[Description of the task] Reproduce the lines exactly, beginning with the line that has "Rebuild this chart" and ending with the line that has "ax.spines[s].set_linewidth(1.2)". Images are left out.

Saved entries
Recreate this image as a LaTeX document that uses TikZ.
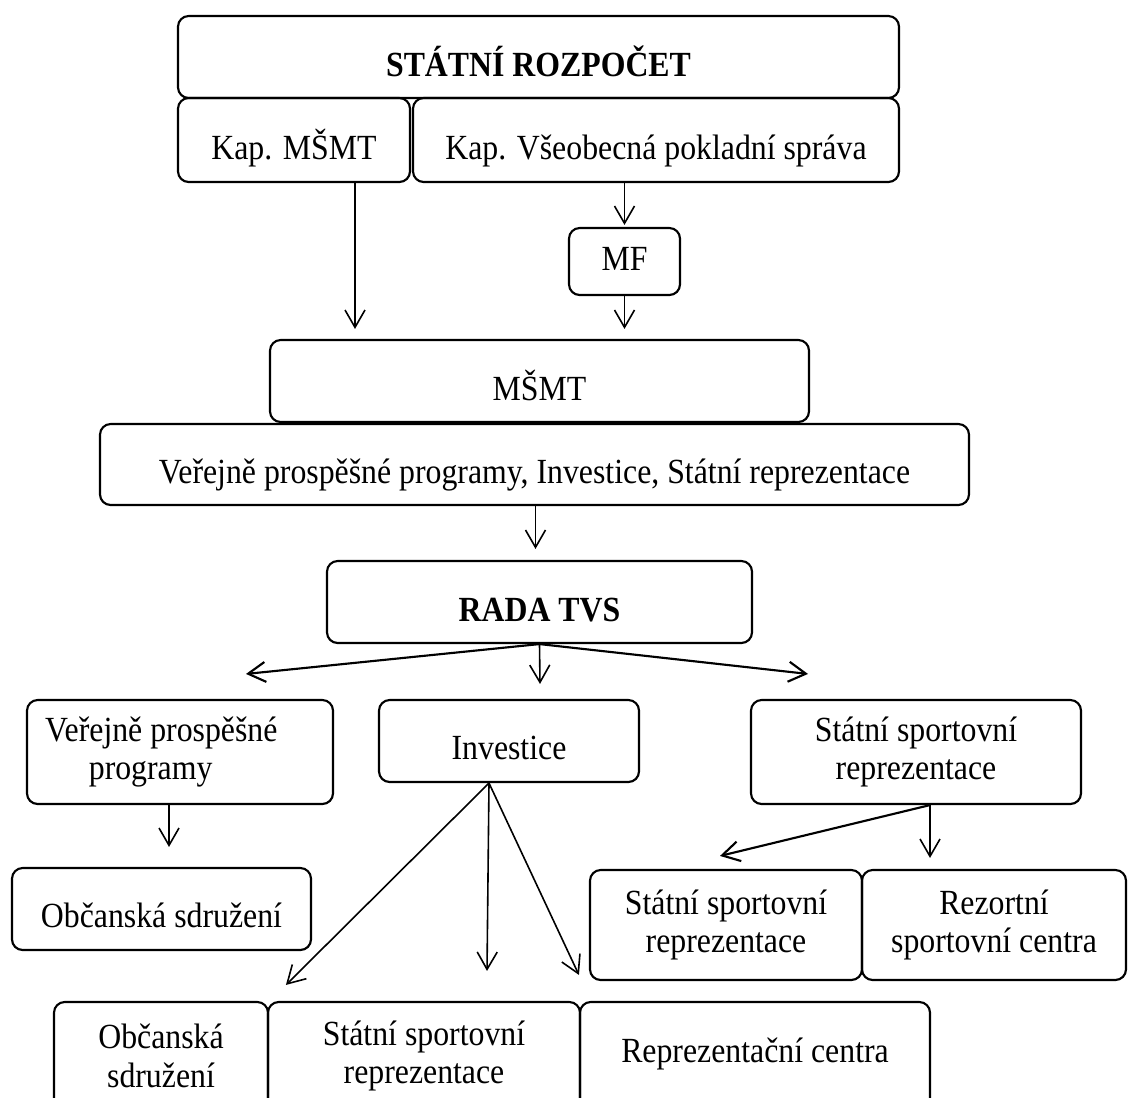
\documentclass[tikz,border=0pt]{standalone}
\usepackage{fontspec}
\setmainfont[FakeStretch=0.9]{Liberation Serif}
\usetikzlibrary{arrows.meta,calc}
\newcommand\lowtx[2][14.5pt]{\raisebox{-#1}[0pt][0pt]{#2}}
\begin{document}
\begin{tikzpicture}[x=0.75pt,y=-0.75pt,
  box/.style={draw, line width=1.6pt, rounded corners=8pt, align=center, inner sep=0pt,
              font=\fontsize{26.5}{29}\selectfont},
  sz/.style 2 args={minimum width=#1*0.75pt, minimum height=#2*0.75pt},
  arr/.style={-{Straight Barb[length=13pt,width=15pt]}, line width=1.2pt},
  arrb/.style={arr, line width=1.6pt}]
\useasboundingbox (0,0) rectangle (1128,1097);
\fill[white] (0,0) rectangle (1128,1097);
\clip (0,0) rectangle (1128,1097);

\node[box, sz={721}{82}] (sr) at (538.5,57) {\lowtx{\textbf{STÁTNÍ ROZPOČET}}};
\node[box, sz={232}{84}] (kmsmt) at (294,140) {\lowtx{Kap. MŠMT}};
\node[box, sz={486}{84}] (kvps) at (656,140) {\lowtx{Kap. Všeobecná pokladní správa}};
\node[box, sz={111}{67}] (mf) at (624.5,261.5) {\lowtx[7pt]{MF}};
\node[box, sz={539}{82}] (msmt) at (539.5,381) {\lowtx{MŠMT}};
\node[box, sz={869}{81}] (vall) at (534.5,464.5) {\lowtx{Veřejně prospěšné programy, Investice, Státní reprezentace}};
\node[box, sz={425}{82}] (rada) at (539.5,602) {\lowtx{\textbf{RADA TVS}}};
\node[box, sz={306}{104}] (vpp) at (180,752) {Veřejně prospěšné\hspace*{28pt}\\programy\hspace*{44pt}};
\node[box, sz={260}{82}] (inv) at (509,741) {\lowtx[13.5pt]{Investice}};
\node[box, sz={330}{104}] (ssr1) at (916,752) {Státní sportovní\\reprezentace};
\node[box, sz={299}{82}] (os1) at (161.5,909) {\lowtx[13.5pt]{Občanská sdružení}};
\node[box, sz={272}{110}] (ssr2) at (726,925) {Státní sportovní\\reprezentace};
\node[box, sz={264}{110}] (rsc) at (994,925) {Rezortní\\sportovní centra};
\node[box, sz={214}{108}] (os2) at (161,1056) {Občanská\\sdružení};
\node[box, sz={312}{108}] (ssr3) at (424,1056) {Státní sportovní\\reprezentace};
\node[box, sz={350}{108}] (rc) at (755,1056) {\lowtx[5pt]{Reprezentační centra}};

\draw[arr] ($(kmsmt.south)+(61,0)$) -- ($(msmt.north)+(-184.5,-10)$);
\draw[arr] (kvps.south -| mf.north) -- ($(mf.north)+(0,-2)$);
\draw[arr] (mf.south) -- ($(mf.south |- msmt.north)+(0,-10)$);
\draw[arr] ($(vall.south)+(1,0)$) -- ($(vall.south |- rada.north)+(1,-11)$);
\draw[arrb] (rada.south) -- ($(vpp.north)+(66,-25)$);
\draw[arr] (rada.south) -- ($(inv.north)+(31,-15)$);
\draw[arrb] (rada.south) -- ($(ssr1.north)+(-108,-25)$);
\draw[arr] ($(vpp.south)+(-11,0)$) -- ($(os1.north)+(7.5,-20)$);
\draw[arr] ($(inv.south)+(-20,0)$) -- ($(ssr3.north west)+(19,-16)$);
\draw[arr] ($(inv.south)+(-20,0)$) -- ($(ssr3.north)+(63,-30)$);
\draw[arr] ($(inv.south)+(-20,0)$) -- ($(rc.north west)+(0,-26)$);
\draw[arrb] ($(ssr1.south)+(14,0)$) -- ($(ssr2.north)+(-6,-13)$);
\draw[arr] ($(ssr1.south)+(14,0)$) -- ($(rsc.north)+(-64,-11)$);
\end{tikzpicture}
\end{document}
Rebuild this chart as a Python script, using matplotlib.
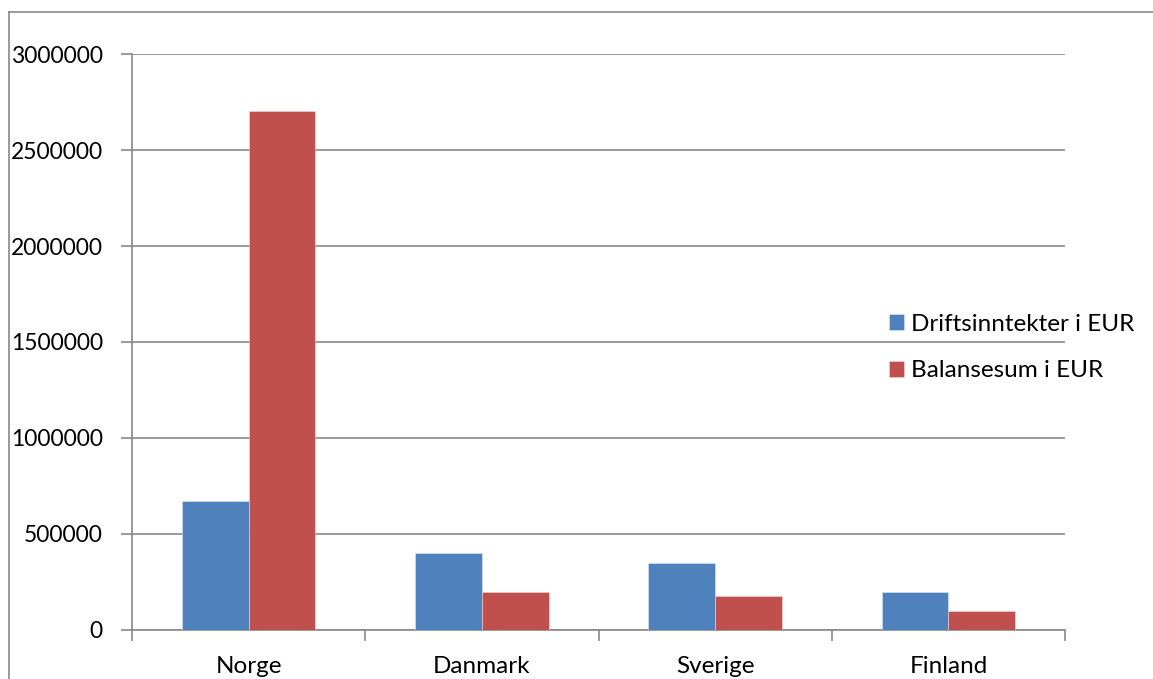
import matplotlib
matplotlib.use("Agg")
import matplotlib.pyplot as plt
import numpy as np
from matplotlib.lines import Line2D

# Data
countries = ["Norge", "Danmark", "Sverige", "Finland"]
driftsinntekter = [672000, 401000, 345000, 197000]
balansesum = [2705000, 197000, 173000, 98000]
series_names = ["Driftsinntekter i EUR", "Balansesum i EUR"]
yticks = [0, 500000, 1000000, 1500000, 2000000, 2500000, 3000000]

BLUE = "#4F81BD"
RED = "#C0504D"
GRID = "#898989"

plt.rcParams["font.family"] = ["Lato", "DejaVu Sans"]
W, H = 1153, 679
fig = plt.figure(figsize=(W / 100, H / 100), dpi=100)

# chart frame (top and left edges visible)
fig.add_artist(Line2D([9 / W, 1.0], [1 - 12 / H, 1 - 12 / H], transform=fig.transFigure,
                      color=GRID, lw=1.2))
fig.add_artist(Line2D([9 / W, 9 / W], [0, 1 - 12 / H], transform=fig.transFigure,
                      color=GRID, lw=1.2))

left, right, top, bottom = 132, 1065, 54.3, 629.5
ax = fig.add_axes([left / W, 1 - bottom / H, (right - left) / W, (bottom - top) / H])

x = np.arange(len(countries))
bw = 1 / 3.5
ax.bar(x - bw / 2, driftsinntekter, width=bw, color=BLUE, edgecolor="#dfe7f2",
       linewidth=0.4, label=series_names[0], zorder=3)
ax.bar(x + bw / 2, balansesum, width=bw, color=RED, edgecolor="#f0d8d7",
       linewidth=0.4, label=series_names[1], zorder=3)

ax.set_xlim(-0.5, len(countries) - 0.5)
ax.set_ylim(0, 3000000)
ax.set_yticks(yticks)
ax.set_yticklabels([str(v) for v in yticks])
ax.yaxis.grid(True, color=GRID, linewidth=1.2, zorder=0)
ax.set_axisbelow(True)

ax.set_xticks(x)
ax.set_xticklabels(countries)
ax.set_xticks(np.arange(-0.5, len(countries), 1.0), minor=True)
ax.tick_params(axis="x", which="major", length=0, pad=19, labelsize=17.5)
ax.tick_params(axis="x", which="minor", length=8, width=1.2, color=GRID, direction="out")
ax.tick_params(axis="y", length=8, width=1.2, color=GRID, pad=13, labelsize=16.5)

for s in ["top", "right"]:
    ax.spines[s].set_visible(False)
for s in ["left", "bottom"]:
    ax.spines[s].set_color(GRID)
    ax.spines[s].set_linewidth(1.2)

leg = ax.legend(loc="center left", bbox_to_anchor=(889 / W, 1 - 347.5 / H),
                bbox_transform=fig.transFigure, frameon=False, fontsize=17.5,
                handlelength=0.62, handleheight=0.62, handletextpad=0.3,
                labelspacing=1.05, borderpad=0, borderaxespad=0)

fig.savefig("out.png", dpi=100)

[The response]
Rebuild this chart as a Python script, using matplotlib.
import matplotlib
matplotlib.use("Agg")
import matplotlib.pyplot as plt
import numpy as np
from matplotlib.lines import Line2D

# Data
countries = ["Norge", "Danmark", "Sverige", "Finland"]
driftsinntekter = [672000, 401000, 345000, 197000]
balansesum = [2705000, 197000, 173000, 98000]
series_names = ["Driftsinntekter i EUR", "Balansesum i EUR"]
yticks = [0, 500000, 1000000, 1500000, 2000000, 2500000, 3000000]

BLUE = "#4F81BD"
RED = "#C0504D"
GRID = "#898989"

plt.rcParams["font.family"] = ["Lato", "DejaVu Sans"]
W, H = 1153, 679
fig = plt.figure(figsize=(W / 100, H / 100), dpi=100)

# chart frame (top and left edges visible)
fig.add_artist(Line2D([9 / W, 1.0], [1 - 12 / H, 1 - 12 / H], transform=fig.transFigure,
                      color=GRID, lw=1.2))
fig.add_artist(Line2D([9 / W, 9 / W], [0, 1 - 12 / H], transform=fig.transFigure,
                      color=GRID, lw=1.2))

left, right, top, bottom = 132, 1065, 54.3, 629.5
ax = fig.add_axes([left / W, 1 - bottom / H, (right - left) / W, (bottom - top) / H])

x = np.arange(len(countries))
bw = 1 / 3.5
ax.bar(x - bw / 2, driftsinntekter, width=bw, color=BLUE, edgecolor="#dfe7f2",
       linewidth=0.4, label=series_names[0], zorder=3)
ax.bar(x + bw / 2, balansesum, width=bw, color=RED, edgecolor="#f0d8d7",
       linewidth=0.4, label=series_names[1], zorder=3)

ax.set_xlim(-0.5, len(countries) - 0.5)
ax.set_ylim(0, 3000000)
ax.set_yticks(yticks)
ax.set_yticklabels([str(v) for v in yticks])
ax.yaxis.grid(True, color=GRID, linewidth=1.2, zorder=0)
ax.set_axisbelow(True)

ax.set_xticks(x)
ax.set_xticklabels(countries)
ax.set_xticks(np.arange(-0.5, len(countries), 1.0), minor=True)
ax.tick_params(axis="x", which="major", length=0, pad=19, labelsize=17.5)
ax.tick_params(axis="x", which="minor", length=8, width=1.2, color=GRID, direction="out")
ax.tick_params(axis="y", length=8, width=1.2, color=GRID, pad=13, labelsize=16.5)

for s in ["top", "right"]:
    ax.spines[s].set_visible(False)
for s in ["left", "bottom"]:
    ax.spines[s].set_color(GRID)
    ax.spines[s].set_linewidth(1.2)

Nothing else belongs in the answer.